Task statement:
Locate each line below that includes "with" and reproduce it.

**** Materials provided

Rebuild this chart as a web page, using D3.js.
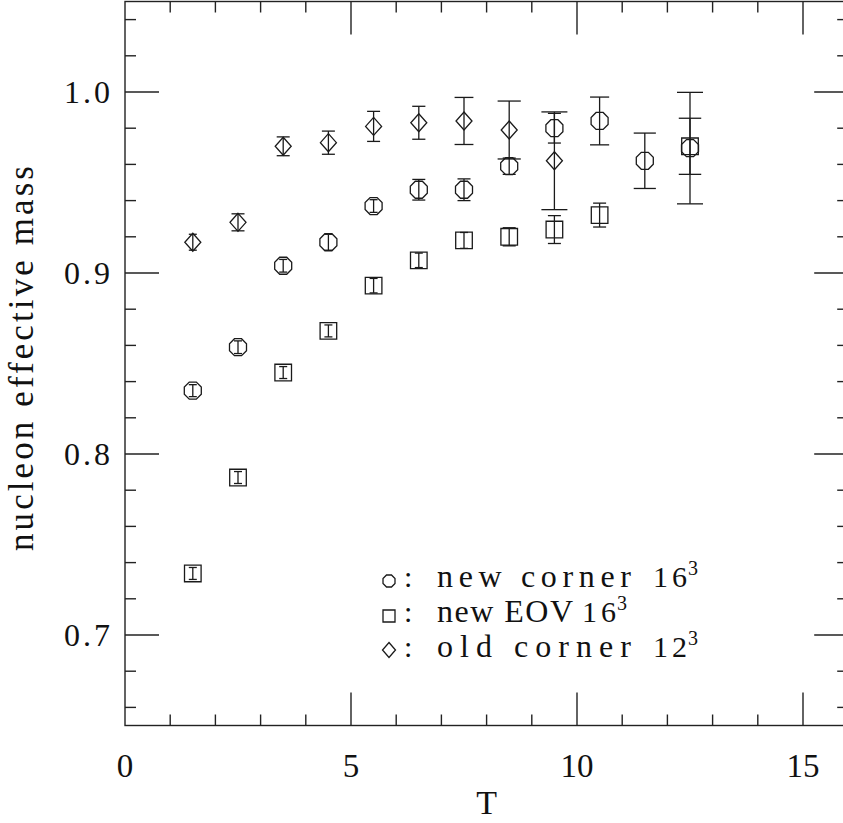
<!DOCTYPE html>
<meta charset="utf-8">
<style>
body { margin: 0; background: #fff; }
svg { display: block; }
.frame, .ticks line { fill: none; stroke: #222; stroke-width: 1.4; }
.bars line, .marks path { fill: none; stroke: #1a1a1a; stroke-width: 1.3; }
text { font-family: "Liberation Serif", serif; fill: #111; }
</style>
<svg width="843" height="823"></svg>
<script src="https://d3js.org/d3.v7.min.js"></script>
<script>

// new corner 16^3 (octagons)
var tCorner = [1.5, 2.5, 3.5, 4.5, 5.5, 6.5, 7.5, 8.5, 9.5, 10.5, 11.5, 12.5];
var mCorner = [0.835, 0.859, 0.904, 0.917, 0.937, 0.946, 0.946, 0.959, 0.980, 0.984, 0.962, 0.969];
var eCorner = [0.0033, 0.0035, 0.0035, 0.0044, 0.0035, 0.0057, 0.006, 0.0045, 0.0082, 0.0132, 0.0153, 0.0308];

// new EOV 16^3 (squares)
var tEov = [1.5, 2.5, 3.5, 4.5, 5.5, 6.5, 7.5, 8.5, 9.5, 10.5, 12.5];
var mEov = [0.734, 0.787, 0.845, 0.868, 0.893, 0.907, 0.918, 0.920, 0.924, 0.932, 0.970];
var eEov = [0.0033, 0.0033, 0.0033, 0.0033, 0.004, 0.004, 0.0044, 0.005, 0.0077, 0.0066, 0.0155];

// old corner 12^3 (diamonds)
var tOld = [1.5, 2.5, 3.5, 4.5, 5.5, 6.5, 7.5, 8.5, 9.5];
var mOld = [0.917, 0.928, 0.970, 0.972, 0.981, 0.983, 0.984, 0.979, 0.962];
var eOld = [0.0044, 0.0047, 0.0052, 0.0064, 0.0083, 0.0091, 0.013, 0.016, 0.027];

var xTicks = [0, 5, 10, 15];
var yTicks = [0.7, 0.8, 0.9, 1.0];
var legendNames = ["new corner", "new EOV", "old corner"];
var legendSizes = ["16", "16", "12"];

var svg = d3.select("svg");

var x = d3.scaleLinear().domain([0, 16]).range([125, 848.2]);
var y = d3.scaleLinear().domain([0.65, 1.05]).range([725.5, 1.5]);

var x0 = x.range()[0], x1 = x.range()[1], y0 = y.range()[0], y1 = y.range()[1];

svg.append("rect").attr("class", "frame")
    .attr("x", x0).attr("y", y1).attr("width", x1 - x0).attr("height", y0 - y1);

var xMinor = d3.range(1, 16).filter(function(d) { return d % 5; });
var yMinor = d3.range(0, 20).map(function(i) { return 0.66 + i * 0.02; })
    .filter(function(d) { return Math.abs(d * 10 - Math.round(d * 10)) > 1e-6; });

var ticks = svg.append("g").attr("class", "ticks");
function tickLines(vals, len, horiz) {
  vals.forEach(function(v) {
    if (horiz) {
      ticks.append("line").attr("x1", x(v)).attr("x2", x(v)).attr("y1", y0).attr("y2", y0 - len);
      ticks.append("line").attr("x1", x(v)).attr("x2", x(v)).attr("y1", y1).attr("y2", y1 + len);
    } else {
      ticks.append("line").attr("y1", y(v)).attr("y2", y(v)).attr("x1", x0).attr("x2", x0 + len);
      ticks.append("line").attr("y1", y(v)).attr("y2", y(v)).attr("x1", x1).attr("x2", x1 - len);
    }
  });
}
tickLines(xTicks.slice(1), 33, true);
tickLines(xMinor, 11, true);
tickLines(yTicks, 34, false);
tickLines(yMinor, 11, false);

svg.append("g").selectAll("text").data(xTicks).enter().append("text")
    .attr("x", function(d) { return x(d); })
    .attr("y", 777)
    .attr("text-anchor", "middle")
    .attr("font-size", 33)
    .text(function(d) { return d; });

svg.append("g").selectAll("text").data(yTicks).enter().append("text")
    .attr("x", 110)
    .attr("y", function(d) { return y(d) + 11; })
    .attr("text-anchor", "end")
    .attr("font-size", 32)
    .attr("textLength", 46).attr("lengthAdjust", "spacing")
    .text(function(d) { return d.toFixed(1); });

svg.append("text")
    .attr("x", (x0 + x1) / 2).attr("y", 814)
    .attr("text-anchor", "middle").attr("font-size", 34)
    .text("T");

svg.append("text")
    .attr("transform", "translate(33,359) rotate(-90)")
    .attr("x", -192).attr("y", 0)
    .attr("font-size", 35)
    .attr("textLength", 385).attr("lengthAdjust", "spacing")
    .text("nucleon effective mass");

// marker shapes
function octagon(r) {
  var R = r / Math.cos(Math.PI / 8), p = [];
  for (var k = 0; k < 8; k++) {
    var a = Math.PI / 8 + k * Math.PI / 4;
    p.push([R * Math.cos(a), R * Math.sin(a)]);
  }
  return "M" + p.join("L") + "Z";
}
function square(h) { return "M" + -h + "," + -h + "H" + h + "V" + h + "H" + -h + "Z"; }
function diamond(w, h) { return "M0," + -h + "L" + w + ",0L0," + h + "L" + -w + ",0Z"; }

function capWidth(px) {
  return px < 8 ? 8 : Math.max(13, Math.min(26, 0.8 * px));
}

function series(ts, ms, es, shape) {
  var data = ts.map(function(t, i) { return {t: t, m: ms[i], e: es[i]}; });
  var bars = svg.append("g").attr("class", "bars");
  data.forEach(function(d) {
    var cx = x(d.t), ya = y(d.m + d.e), yb = y(d.m - d.e), w = capWidth((yb - ya) / 2) / 2;
    bars.append("line").attr("x1", cx).attr("x2", cx).attr("y1", ya).attr("y2", yb);
    bars.append("line").attr("x1", cx - w).attr("x2", cx + w).attr("y1", ya).attr("y2", ya);
    bars.append("line").attr("x1", cx - w).attr("x2", cx + w).attr("y1", yb).attr("y2", yb);
  });
  svg.append("g").attr("class", "marks").selectAll("path").data(data).enter().append("path")
      .attr("transform", function(d) { return "translate(" + x(d.t) + "," + y(d.m) + ")"; })
      .attr("d", shape);
}

series(tCorner, mCorner, eCorner, octagon(8.5));
series(tEov, mEov, eEov, square(8.3));
series(tOld, mOld, eOld, diamond(8, 9));

// legend
var legShapes = [octagon(6), square(6), diamond(6.5, 7.5)];
var legW = [194, 136, 194];
var numX = [653, 582, 653];
var legend = svg.append("g").attr("class", "marks");
legendNames.forEach(function(name, i) {
  var base = 587 + i * 35;
  legend.append("path").attr("transform", "translate(389," + (base - 6 - (i == 2 ? 1 : 0)) + ")")
      .attr("d", legShapes[i]);
  legend.append("text").attr("x", 404).attr("y", base).attr("font-size", 30).text(":");
  legend.append("text").attr("x", 437).attr("y", base).attr("font-size", 32)
      .attr("textLength", legW[i]).attr("lengthAdjust", "spacing").text(name);
  legend.append("text").attr("x", numX[i]).attr("y", base).attr("font-size", 30)
      .attr("textLength", 34).attr("lengthAdjust", "spacing").text(legendSizes[i]);
  legend.append("text").attr("x", numX[i] + 35).attr("y", base - 12).attr("font-size", 20).text("3");
});

</script>
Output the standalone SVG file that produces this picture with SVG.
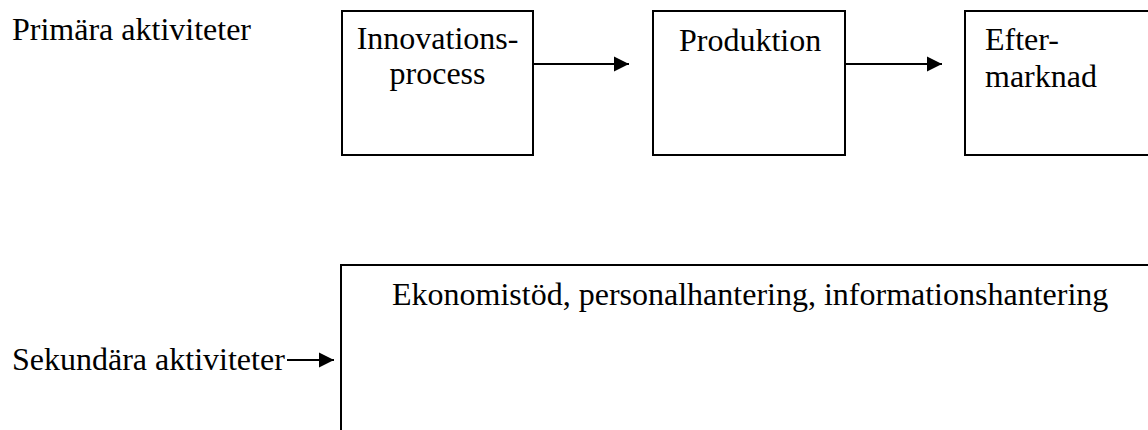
<svg xmlns="http://www.w3.org/2000/svg" width="1148" height="430" viewBox="0 0 1148 430">
<style>
text{font-family:"Liberation Serif","Times New Roman",serif;font-size:32px;fill:#000}
.box{fill:#fff;stroke:#000;stroke-width:2}
.conn{stroke:#000;stroke-width:2;fill:none}
</style>
<defs>
<marker id="ah" markerUnits="userSpaceOnUse" markerWidth="16" markerHeight="16" refX="15" refY="8" orient="auto">
<path d="M0,0.5 L15,8 L0,15.5 Z" fill="#000"/>
</marker>
</defs>
<rect width="1148" height="430" fill="#fff"/>
<g id="label-primara"><text x="12" y="40">Primära aktiviteter</text></g>
<g id="node-innovation">
<rect class="box" x="342" y="11" width="191" height="144"/>
<text x="437.5" y="49" text-anchor="middle">Innovations-</text>
<text x="437.5" y="84" text-anchor="middle">process</text>
</g>
<g id="node-produktion">
<rect class="box" x="653" y="11" width="192" height="144"/>
<text x="679" y="51">Produktion</text>
</g>
<g id="node-eftermarknad">
<rect class="box" x="965" y="11" width="200" height="144"/>
<text x="985" y="50">Efter-</text>
<text x="985" y="87">marknad</text>
</g>
<g id="node-sekundara">
<rect class="box" x="341" y="265" width="830" height="200"/>
<text x="392" y="305">Ekonomistöd, personalhantering, informationshantering</text>
</g>
<g id="label-sekundara"><text x="12" y="370">Sekundära aktiviteter</text></g>
<g id="connectors">
<line class="conn" x1="533" y1="64" x2="629" y2="64" marker-end="url(#ah)"/>
<line class="conn" x1="845" y1="64" x2="942" y2="64" marker-end="url(#ah)"/>
<line class="conn" x1="287" y1="360" x2="334" y2="360" marker-end="url(#ah)"/>
</g>
</svg>
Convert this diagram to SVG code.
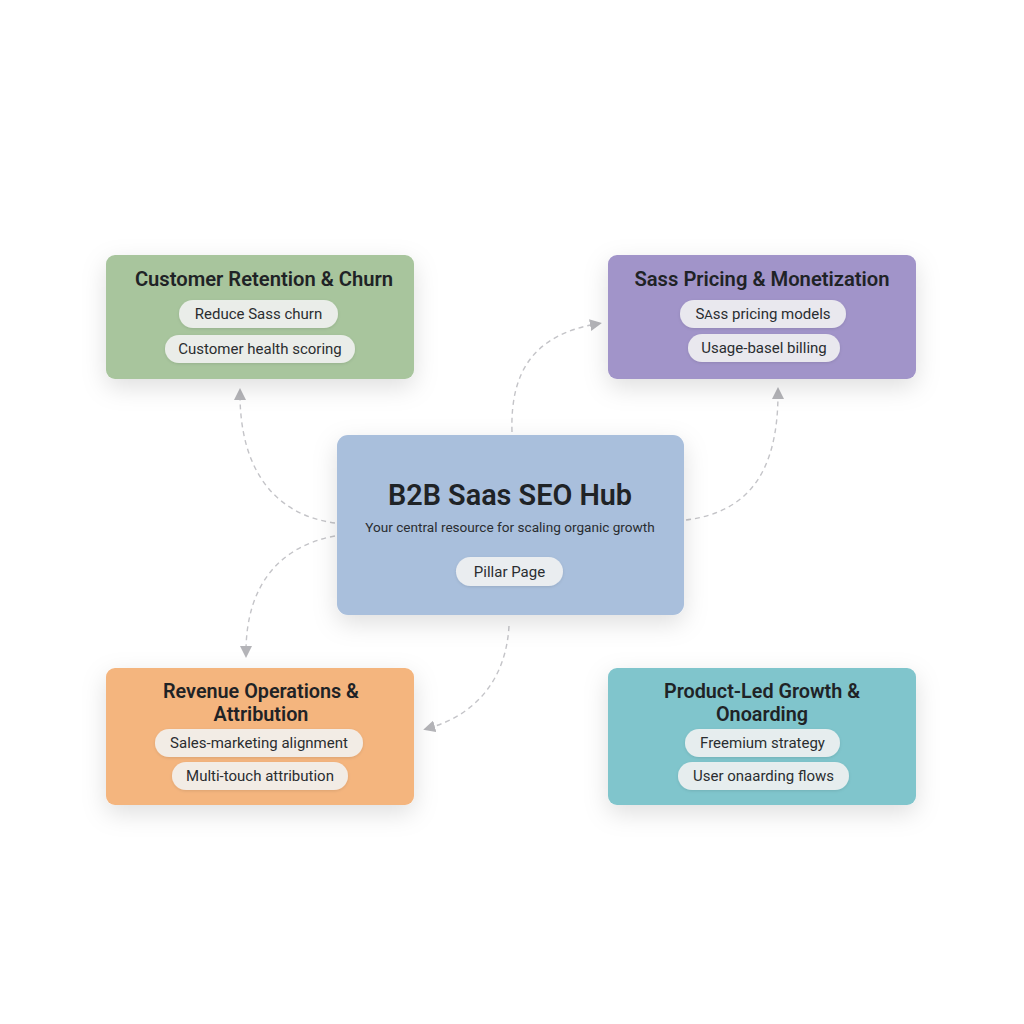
<svg xmlns="http://www.w3.org/2000/svg" width="1024" height="1024" viewBox="0 0 1024 1024">
<defs>
<filter id="sh" x="-30%" y="-30%" width="160%" height="170%">
<feDropShadow dx="0" dy="8" stdDeviation="12" flood-color="#000" flood-opacity="0.13"/>
</filter>
<filter id="psh" x="-20%" y="-40%" width="140%" height="180%">
<feDropShadow dx="0" dy="1" stdDeviation="1.5" flood-color="#000" flood-opacity="0.12"/>
</filter>
<marker id="arr" viewBox="0 0 10 10" refX="5" refY="5" markerWidth="12" markerHeight="12" markerUnits="userSpaceOnUse" orient="auto">
<path d="M0,0 L10,5 L0,10 Z" fill="#b4b4b8"/>
</marker>
<style>
.title{font-family:Roboto,"Liberation Sans",sans-serif;font-weight:600;fill:#1f2326;text-anchor:middle}
.pill{fill:#f4f4f4;fill-opacity:0.88;filter:url(#psh)}
.pt{font-family:Roboto,"Liberation Sans",sans-serif;font-size:15px;fill:#2a2d30;text-anchor:middle}
.sub{font-family:Roboto,"Liberation Sans",sans-serif;font-size:13.6px;fill:#2a2d30;text-anchor:middle}
.conn{fill:none;stroke:#c4c4c8;stroke-width:1.4;stroke-dasharray:5 4;marker-end:url(#arr)}
</style>
</defs>
<rect width="1024" height="1024" fill="#ffffff"/>
<g id="connectors">
<path class="conn" d="M335,523 C275,515 240,470 240,394"/>
<path class="conn" d="M335,536 C280,546 246,585 246,652"/>
<path class="conn" d="M512,432 C510,370 535,335 596,324"/>
<path class="conn" d="M686,520 C750,512 778,470 778,393"/>
<path class="conn" d="M509,626 C506,680 475,715 429,728"/>
</g>
<g id="retention">
<rect x="106" y="255" width="308" height="124" rx="9" fill="#a8c59d" filter="url(#sh)"/>
<text class="title" x="264" y="286" font-size="20.2">Customer Retention &amp; Churn</text>
<rect class="pill" x="179" y="300" width="159" height="28" rx="14"/>
<text class="pt" x="258.5" y="319">Reduce Sass churn</text>
<rect class="pill" x="165" y="335" width="190" height="28" rx="14"/>
<text class="pt" x="260" y="354">Customer health scoring</text>
</g>
<g id="pricing">
<rect x="608" y="255" width="308" height="124" rx="9" fill="#a194c9" filter="url(#sh)"/>
<text class="title" x="762" y="286" font-size="20.2">Sass Pricing &amp; Monetization</text>
<rect class="pill" x="680" y="300" width="166" height="28" rx="14"/>
<text class="pt" x="763" y="319">S<tspan font-size="13">A</tspan>ss pricing models</text>
<rect class="pill" x="688" y="334" width="152" height="28" rx="14"/>
<text class="pt" x="764" y="353">Usage-basel billing</text>
</g>
<g id="hub">
<rect x="337" y="435" width="347" height="180" rx="11" fill="#a9bfdc" filter="url(#sh)"/>
<text class="title" x="510" y="505" font-size="28.8">B2B Saas SEO Hub</text>
<text class="sub" x="510" y="532">Your central resource for scaling organic growth</text>
<rect class="pill" x="456" y="557" width="107" height="29" rx="14.5"/>
<text class="pt" x="509.5" y="577" font-size="15.5">Pillar Page</text>
</g>
<g id="revops">
<rect x="106" y="668" width="308" height="137" rx="9" fill="#f4b57e" filter="url(#sh)"/>
<text class="title" x="261" y="698" font-size="19.8">Revenue Operations &amp;</text>
<text class="title" x="261" y="721" font-size="19.8">Attribution</text>
<rect class="pill" x="155" y="729" width="208" height="28" rx="14"/>
<text class="pt" x="259" y="748">Sales-marketing alignment</text>
<rect class="pill" x="172" y="762" width="176" height="28" rx="14"/>
<text class="pt" x="260" y="781">Multi-touch attribution</text>
</g>
<g id="plg">
<rect x="608" y="668" width="308" height="137" rx="9" fill="#80c5cc" filter="url(#sh)"/>
<text class="title" x="762" y="698" font-size="19.8">Product-Led Growth &amp;</text>
<text class="title" x="762" y="721" font-size="19.8">Onoarding</text>
<rect class="pill" x="685" y="729" width="155" height="28" rx="14"/>
<text class="pt" x="762.5" y="748">Freemium strategy</text>
<rect class="pill" x="678" y="762" width="171" height="28" rx="14"/>
<text class="pt" x="763.5" y="781">User onaarding flows</text>
</g>
</svg>
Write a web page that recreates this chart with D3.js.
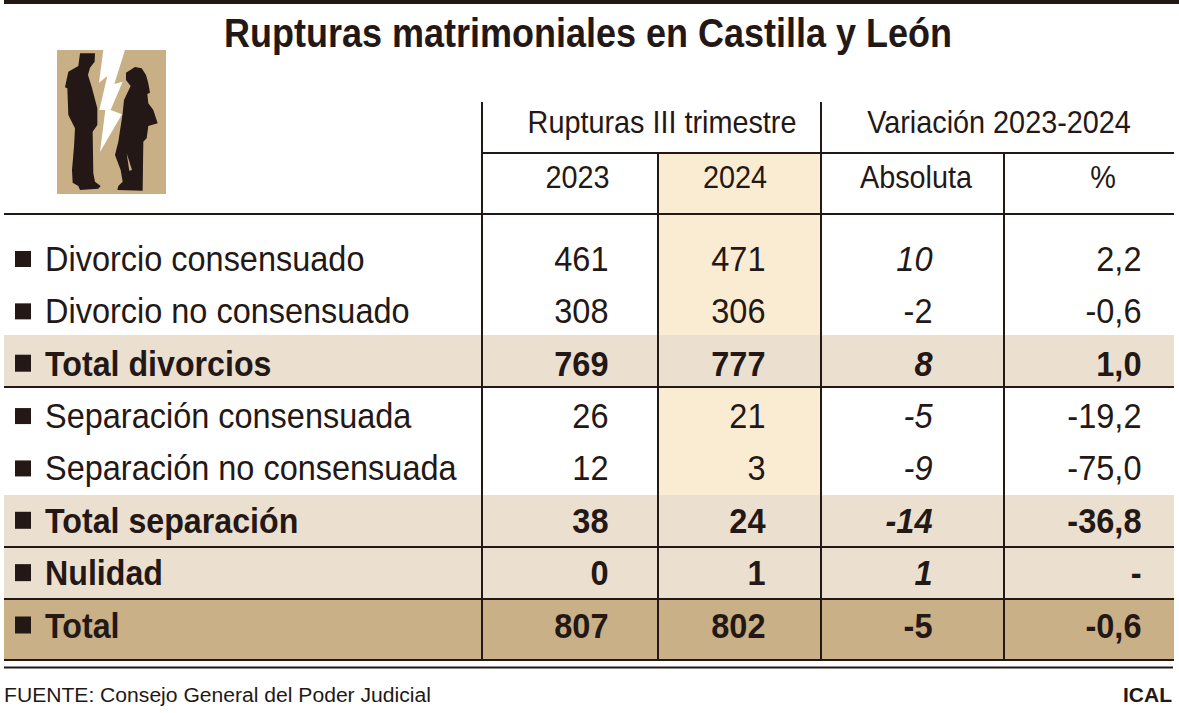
<!DOCTYPE html>
<html><head><meta charset="utf-8">
<script src="https://cdn.jsdelivr.net/npm/d3@7/dist/d3.min.js"></script>
<style>html,body{margin:0;padding:0;background:#fff}svg{display:block}text{font-family:"Liberation Sans",Arial,sans-serif;fill:#231815}</style>
</head><body><div id="c"></div>
<script>
const title = "Rupturas matrimoniales en Castilla y León";
const groupHeaders = ["Rupturas III trimestre", "Variación 2023-2024"];
const columnHeaders = ["2023", "2024", "Absoluta", "%"];
const rows = ["Divorcio consensuado","Divorcio no consensuado","Total divorcios","Separación consensuada","Separación no consensuada","Total separación","Nulidad","Total"];
const values2023 = ["461","308","769","26","12","38","0","807"];
const values2024 = ["471","306","777","21","3","24","1","802"];
const absolute = ["10","-2","8","-5","-9","-14","1","-5"];
const percent = ["2,2","-0,6","1,0","-19,2","-75,0","-36,8","-","-0,6"];
const boldRows = [2,5,6,7];
const italicAbs = [0,2,3,4,5,6];
const source = "FUENTE: Consejo General del Poder Judicial";
const credit = "ICAL";

const ink="#231815", light="#ebdfcf", tan="#c9b086", cream="#f9ecd2";
const svg=d3.select("#c").append("svg").attr("width",1179).attr("height",713);
const y=d3.scalePoint().domain(rows).range([271,637.5]);
const L=4,R=1174,V=[482,658,821,1004];
const colRight=[608.5,765.5,932.5,1141.5];

function rect(x0,y0,x1,y1,f){svg.append("rect").attr("x",x0).attr("y",y0).attr("width",x1-x0).attr("height",y1-y0).attr("fill",f);}
function line(x0,y0,x1,y1,w=2){svg.append("line").attr("x1",x0).attr("y1",y0).attr("x2",x1).attr("y2",y1).attr("stroke",ink).attr("stroke-width",w);}
function txt(s,x,yy,size,anchor,sx,o={}){
  return svg.append("text").text(s).attr("transform",`translate(${x},${yy}) scale(${sx},1)`)
    .attr("font-size",size).attr("text-anchor",anchor)
    .attr("font-weight",o.bold?"bold":"normal").attr("font-style",o.italic?"italic":"normal");
}

rect(V[1],153,V[2],495,cream);
rect(L,335,R,387,light);
rect(L,495,R,599,light);
rect(L,599,R,660,tan);

rect(L,0,1179,4,ink);
line(V[0],102,V[0],660);line(V[2],102,V[2],660);
line(V[1],153,V[1],660);line(V[3],153,V[3],660);
line(V[0],153,R,153);line(L,214,R,214);
line(L,387,R,387,2);line(L,547,R,547);line(L,599,R,599);line(L,660,R,660);line(L,667.5,1173,667.5);

txt(title,588,47,40,"middle",0.9,{bold:true});
txt(groupHeaders[0],662,133,32,"middle",0.9);
txt(groupHeaders[1],999,133,32,"middle",0.9);
const hc=[577.5,735,916,1103];
columnHeaders.forEach((h,i)=>txt(h,hc[i],188,32,"middle",0.9));

rows.forEach((r,i)=>{
  const b=boldRows.includes(i), yy=y(r);
  rect(15,yy-(b?21:20),31,yy-4,ink);
  txt(r,45,yy,35,"start",b?0.92:0.928,{bold:b});
  [values2023,values2024,absolute,percent].forEach((col,c)=>{
    txt(col[i],colRight[c],yy,35,"end",0.93,{bold:b,italic:c===2&&italicAbs.includes(i)});
  });
});
txt(source,4,702,21,"start",1.005);
txt(credit,1172,702,21,"end",1,{bold:true});

// icon
const ic=svg.append("g").attr("transform","scale(0.3333)");
ic.append("rect").attr("x",171).attr("y",150).attr("width",327).attr("height",432).attr("fill","#c9af85");
ic.append("path").attr("fill","#fff").attr("d","M310,150L375,150L343,252L368,245L332,330L366,343L300,456L316,330L298,330L322,228L297,248Z");
ic.append("path").attr("fill",ink).attr("d","M240,160L285,160L284,185L270,203L264,225L275,260L292,325L292,375L278,395L280,520L285,545L302,558L295,566L240,570L235,558L218,548L216,510L222,440L225,385L205,345L202,265L195,262L205,215L235,198Z");
ic.append("path").attr("fill",ink).attr("d","M405,201L425,205L438,225L445,250L450,278L442,282L445,310L460,330L473,370L445,378L440,415L430,425L428,572L352,570L355,558L368,545L362,510L345,465L355,425L368,340L372,300L392,258L378,240L378,218Z");
ic.append("path").attr("fill","#c9af85").attr("d","M380,460L396,510L388,512Z");
</script></body></html>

********

Finished task:
Output the standalone SVG file that produces this picture with SVG.
Write a web page that recreates this chart with D3.js.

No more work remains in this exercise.